─── Items ───
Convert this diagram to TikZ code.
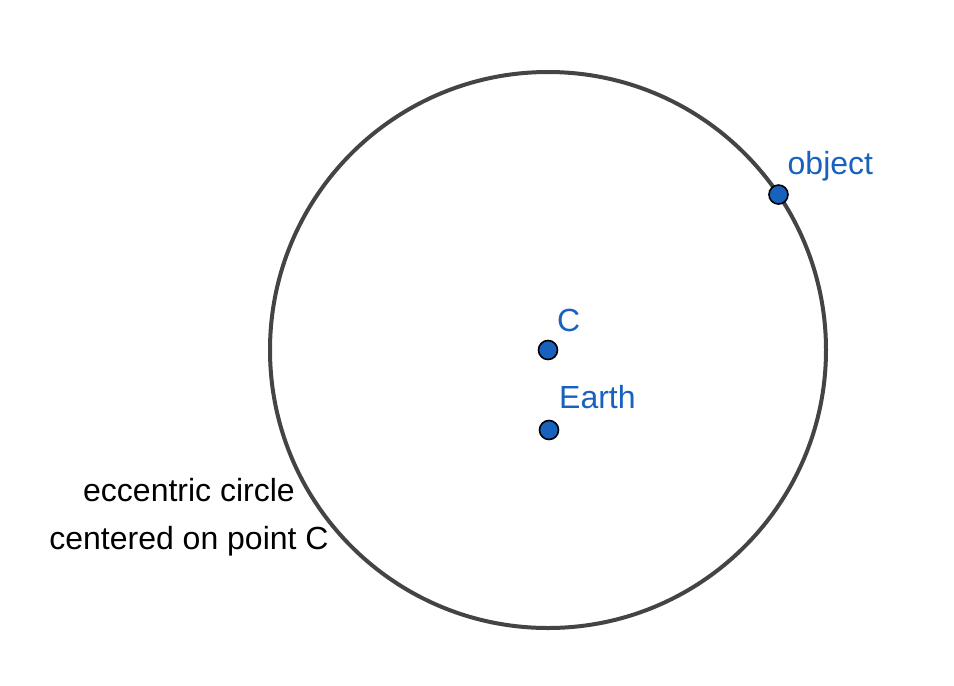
\documentclass[tikz,border=0pt]{standalone}
\usepackage{fontspec}
\setmainfont{Liberation Sans}
\usepackage{tikz}
\usetikzlibrary{positioning, calc}
\definecolor{myblue}{RGB}{24,98,190}
\definecolor{mygray}{RGB}{68,68,68}
\tikzset{
  orbit/.style={circle, draw=mygray, line width=4pt, inner sep=0pt,
    outer sep=0pt, minimum size=556pt},
  dot/.style={circle, draw=black, fill=myblue, line width=1.6pt,
    inner sep=0pt, minimum size=19pt},
  bluelbl/.style={text=myblue, font=\fontsize{32}{38}\selectfont,
    inner sep=0pt, anchor=base west},
  note/.style={text=black, font=\fontsize{32}{48}\selectfont,
    align=center, inner sep=0pt}
}

\begin{document}
\begin{tikzpicture}[x=1pt, y=-1pt]
  \useasboundingbox (0,0) rectangle (954,686);

  % eccentric circle and its centre
  \node[orbit] (circ) at (548,350) {};
  \node[dot] (cdot) at (circ.center) {};
  \node[dot] (earth) at (549,430) {};
  \node[dot] (obj) at (circ.34) {};

  % labels
  \node[bluelbl] (clbl) at ($(cdot)+(9,-19)$) {C};
  \node[bluelbl] (elbl) at ($(earth)+(10,-22)$) {Earth};
  \node[bluelbl] (olbl) at ($(obj)+(9,-20)$) {object};

  \node[note, anchor=north] (desc) at (189,478) {eccentric circle\\centered on point C};
\end{tikzpicture}
\end{document}
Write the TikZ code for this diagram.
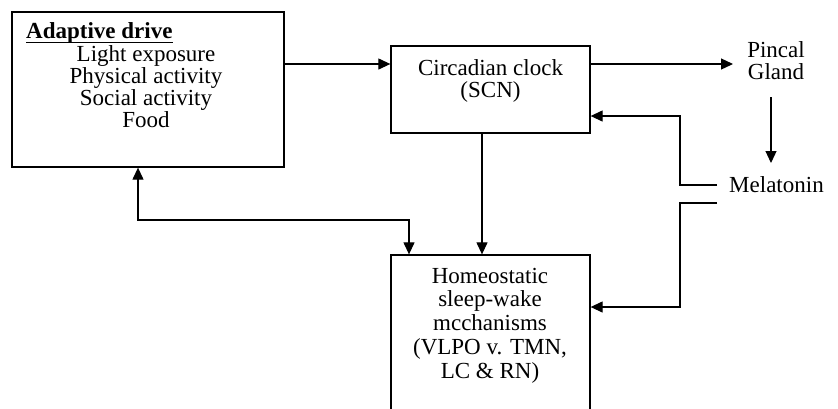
───
• _Work to be completed_: Can you retype every record above exactly, leaving out the pictures?

• _Expected output_:
Convert this diagram to TikZ code.
\documentclass[tikz,border=0pt]{standalone}
\usepackage{fontspec}
\setmainfont{Liberation Sans}
\usepackage{tikz}
\usetikzlibrary{positioning, calc}
\definecolor{myblue}{RGB}{24,98,190}
\definecolor{mygray}{RGB}{68,68,68}
\tikzset{
  orbit/.style={circle, draw=mygray, line width=4pt, inner sep=0pt,
    outer sep=0pt, minimum size=556pt},
  dot/.style={circle, draw=black, fill=myblue, line width=1.6pt,
    inner sep=0pt, minimum size=19pt},
  bluelbl/.style={text=myblue, font=\fontsize{32}{38}\selectfont,
    inner sep=0pt, anchor=base west},
  note/.style={text=black, font=\fontsize{32}{48}\selectfont,
    align=center, inner sep=0pt}
}

\begin{document}
\begin{tikzpicture}[x=1pt, y=-1pt]
  \useasboundingbox (0,0) rectangle (954,686);

  % eccentric circle and its centre
  \node[orbit] (circ) at (548,350) {};
  \node[dot] (cdot) at (circ.center) {};
  \node[dot] (earth) at (549,430) {};
  \node[dot] (obj) at (circ.34) {};

  % labels
  \node[bluelbl] (clbl) at ($(cdot)+(9,-19)$) {C};
  \node[bluelbl] (elbl) at ($(earth)+(10,-22)$) {Earth};
  \node[bluelbl] (olbl) at ($(obj)+(9,-20)$) {object};

  \node[note, anchor=north] (desc) at (189,478) {eccentric circle\\centered on point C};
\end{tikzpicture}
\end{document}
Write the TikZ code for this diagram.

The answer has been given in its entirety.